Men: have you always wished you could pole dance? If so there’s a workshop this Saturday for you. Pole Dancing for Men, brought to you by Brussels Art & Pole is 90 minutes of high-energy athletic exercise that will get you moving. The teacher, a woman, says this is no walk in the park. Shorts and tank tops recommended. More info at brusselsartpole@gmail.com

On Saturday down in Braine l’Alleud in the park of the Château de Cheneau it will be a “Dark Night”. This event highlights the problems of light pollution, energy waste and their effects on biodiversity. There will be star-watching, music, a vampire hunt in Dracula’s Kingdom, storytelling, puppets, singing and kamishibai workshops, a candlelit tour of the gardens and didactic games about light pollution. Food truck and hot chocolate and warm wine. Starts 19.00, free.
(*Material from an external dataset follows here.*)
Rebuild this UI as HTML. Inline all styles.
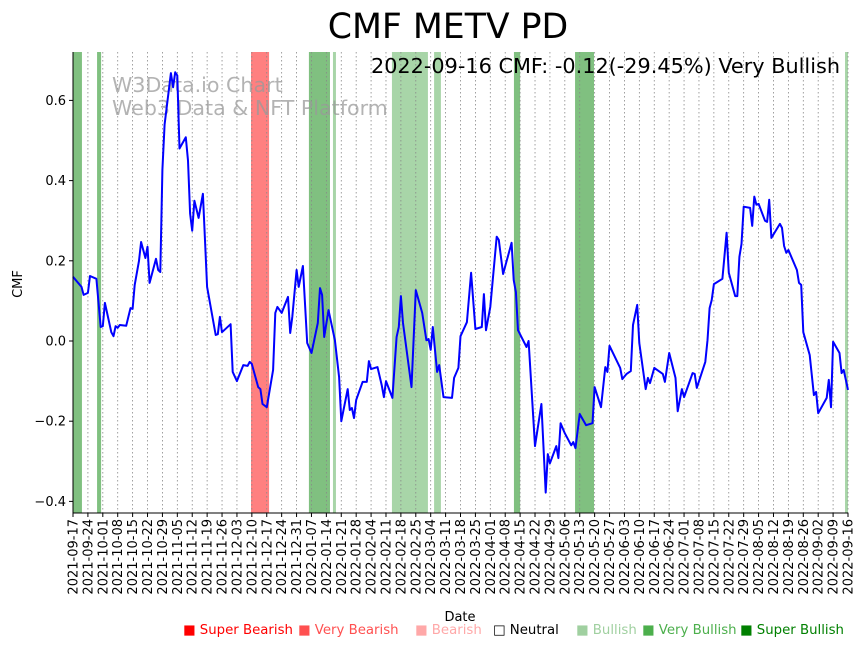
<!DOCTYPE html>
<html><head><meta charset="utf-8"><style>
body{margin:0;background:#fff;}
svg{display:block;font-family:"DejaVu Sans","Liberation Sans",sans-serif;}
</style></head><body>
<svg id="chart" width="864" height="646" viewBox="0 0 864 646" xmlns="http://www.w3.org/2000/svg">
<rect width="864" height="646" fill="#fff"/>
<text x="448" y="38" font-size="34.7" text-anchor="middle" fill="#000">CMF METV PD</text>
<g id="bands"></g>
<g id="grid"></g>
<g fill="#999" fill-opacity="0.75" font-size="20.6">
<text x="112" y="92">W3Data.io Chart</text>
<text x="112" y="115">Web3 Data &amp; NFT Platform</text>
</g>
<g id="series"></g>
<text x="840" y="73" font-size="20.8" text-anchor="end" fill="#000">2022-09-16 CMF: -0.12(-29.45%) Very Bullish</text>
<g id="axes"></g>
<text x="460" y="621" font-size="13" text-anchor="middle">Date</text>
<text x="22" y="284" font-size="13" text-anchor="middle" transform="rotate(-90 22 284)">CMF</text>
<g font-size="13.3">
<g><text x="183" y="634" fill="#ff0000">■ Super Bearish</text></g>
<g><text x="298" y="634" fill="#ff5050">■ Very Bearish</text></g>
<g><text x="415" y="634" fill="#ffa8a8">■ Bearish</text></g>
<g><text x="493" y="634" fill="#000">□ Neutral</text></g>
<g><text x="576" y="634" fill="#a0d0a0">■ Bullish</text></g>
<g><text x="642" y="634" fill="#4caf4c">■ Very Bullish</text></g>
<g><text x="740" y="634" fill="#008000">■ Super Bullish</text></g>
</g>
</svg>
<script>
const dayOffsets=[0,4,5,7,8,11,13,14,15,18,19,20,21,22,25,27,28,29,31,32,34,35,36,39,40,41,42,43,46,47,48,49,50,53,54,55,56,57,59,61,63,67,68,69,70,74,75,77,80,82,83,84,87,88,89,91,94,95,96,98,101,102,103,105,106,108,110,112,115,116,117,118,120,123,125,126,129,130,131,132,133,136,138,139,140,143,145,146,147,150,152,153,154,155,159,161,164,166,167,168,169,171,172,174,178,179,181,182,185,187,189,192,193,194,196,199,200,202,206,207,208,209,213,214,217,220,222,223,224,227,228,229,231,234,235,236,238,241,244,245,248,250,251,252,257,258,260,262,263,265,266,269,270,271,273,277,278,280,283,284,286,287,291,292,293,297,298,299,300,301,305,307,308,311,312,313,314,315,318,319,320,321,322,325,326,327,328,332,333,334,335,336,340,341,342,343,346,348,349,350,354,355,356,357,360,361,362,364];
const cmfValues=[0.16,0.135,0.115,0.12,0.162,0.155,0.035,0.037,0.095,0.022,0.012,0.037,0.033,0.04,0.038,0.082,0.08,0.14,0.2,0.247,0.207,0.235,0.145,0.205,0.177,0.172,0.427,0.54,0.668,0.633,0.67,0.662,0.48,0.508,0.45,0.318,0.275,0.35,0.307,0.367,0.135,0.015,0.017,0.06,0.022,0.042,-0.077,-0.1,-0.06,-0.062,-0.052,-0.057,-0.115,-0.12,-0.157,-0.165,-0.072,0.07,0.085,0.07,0.11,0.02,0.06,0.177,0.135,0.187,-0.005,-0.03,0.045,0.132,0.115,0.01,0.077,0.002,-0.09,-0.2,-0.12,-0.172,-0.167,-0.192,-0.147,-0.102,-0.102,-0.05,-0.07,-0.065,-0.11,-0.14,-0.1,-0.142,0.01,0.035,0.112,0.045,-0.115,0.127,0.07,0.002,0.005,-0.022,0.035,-0.077,-0.06,-0.14,-0.142,-0.092,-0.067,0.012,0.047,0.17,0.03,0.035,0.117,0.027,0.085,0.26,0.252,0.167,0.245,0.152,0.122,0.027,-0.015,0.0,-0.262,-0.157,-0.378,-0.282,-0.305,-0.262,-0.292,-0.205,-0.23,-0.26,-0.252,-0.267,-0.182,-0.21,-0.205,-0.115,-0.165,-0.065,-0.077,-0.012,-0.067,-0.095,-0.082,-0.075,0.04,0.09,-0.005,-0.12,-0.092,-0.105,-0.067,-0.082,-0.102,-0.03,-0.092,-0.175,-0.12,-0.14,-0.08,-0.082,-0.117,-0.052,0.002,0.082,0.102,0.142,0.155,0.27,0.17,0.112,0.112,0.21,0.242,0.335,0.332,0.287,0.36,0.34,0.342,0.3,0.297,0.352,0.257,0.292,0.282,0.237,0.22,0.227,0.177,0.145,0.14,0.022,-0.035,-0.135,-0.127,-0.18,-0.142,-0.097,-0.165,-0.002,-0.03,-0.08,-0.072,-0.122];
const bandStarts=[0,11.3,83.6,110.8,122.1,149.8,169.6,207.1,235.8,362.6];
const bandEnds=[4.2,13.2,92.1,120.7,123.5,166.7,172.8,210,244.7,364];
const bandKinds=["very-bullish","very-bullish","very-bearish","very-bullish","bullish","bullish","bullish","very-bullish","very-bullish","bullish"];
const yTicks=[-0.4,-0.2,0.0,0.2,0.4,0.6];
const yTickLabels=["−0.4","−0.2","0.0","0.2","0.4","0.6"];
const startDate=new Date(Date.UTC(2021,8,17));
const xTickDays=[];const xTickLabels=[];
for(let i=0;i<=52;i++){xTickDays.push(i*7);const d=new Date(startDate.getTime()+i*7*86400000);xTickLabels.push(d.toISOString().slice(0,10));}

const NS="http://www.w3.org/2000/svg";
const L=73,R=848,T=52,B=513;
const xs=d=>L+d*(R-L)/364;
const ys=v=>341-v*401;
function mk(tag,attrs,parent){const e=document.createElementNS(NS,tag);for(const k in attrs)e.setAttribute(k,attrs[k]);parent.appendChild(e);return e;}
const colors={"very-bullish":"#80c080","bullish":"#a8d5a8","very-bearish":"#ff8080"};
const bandsG=document.getElementById('bands');
bandStarts.forEach((s,i)=>{
 const r=mk('rect',{x:xs(s),y:T,width:xs(bandEnds[i])-xs(s),height:B-T,fill:colors[bandKinds[i]]},bandsG);
 
 
});
const gridG=document.getElementById('grid');
const axesG=document.getElementById('axes');
xTickDays.forEach((d,i)=>{
 const x=xs(d);
 const g=mk('line',{x1:x,x2:x,y1:T,y2:B,stroke:'#888','stroke-width':0.8,'stroke-dasharray':'1.5,2.5'},gridG);
 
 
 mk('line',{x1:x,x2:x,y1:B,y2:B+4,stroke:'#000','stroke-width':1},axesG);
 const t=mk('text',{x:0,y:0,'font-size':13,'text-anchor':'end',transform:`translate(${x+4.5},${B+6}) rotate(-90)`},axesG);
 t.textContent=xTickLabels[i];
 
 
});
yTicks.forEach((v,i)=>{
 const y=ys(v);
 mk('line',{x1:L-4,x2:L,y1:y,y2:y,stroke:'#000','stroke-width':1},axesG);
 const t=mk('text',{x:L-7,y:y+4.5,'font-size':13,'text-anchor':'end'},axesG);
 t.textContent=yTickLabels[i];
 
 
});
const sp1=mk('line',{x1:L,x2:L,y1:T,y2:B,stroke:'#000','stroke-width':1},axesG);


const sp2=mk('line',{x1:L,x2:R,y1:B,y2:B,stroke:'#000','stroke-width':1},axesG);


const pts=dayOffsets.map((d,i)=>xs(d).toFixed(1)+','+ys(cmfValues[i]).toFixed(1)).join(' ');
const line=mk('polyline',{points:pts,fill:'none',stroke:'#0000ff','stroke-width':2,'stroke-linejoin':'round'},document.getElementById('series'));


</script>
</body></html>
After years of meticulous restoration, Laeken cemetery’s underground funerary galleries are back to their original splendour - 1km of galleries with 4,500 tombs richly decorated in Neoclassical to Art Deco styles. Above ground, the cemetery, often called the Brussels Père Lachaise for its many famous residents, is a cornucopia of statuary with among others, a larger version of Rodin’s Thinker, the choir of the original church (1275) and monuments in Neo-Norman, Neo-Gothic, Neo-Classic and just plain Eclectic styles. The cemetery also contains a number of landmarked trees. In contrast to the crowded, mysterious atmosphere of the Laeken cemetery, the Brussels cemetery (actually in Evere) with a whopping 95 acres is the biggest and the first cemetery laid out with broad avenues and a park-like atmosphere, and also has exceptional monuments such as the English memorial to the soldiers fallen at the Battle of Waterloo. The city has just published three walking tours (the funerary galleries at Laeken, above ground at Laeken, and Brussels). Or you can trust serendipity and direct yourself. Open 8.30-16.30 except 25 December and 1 January.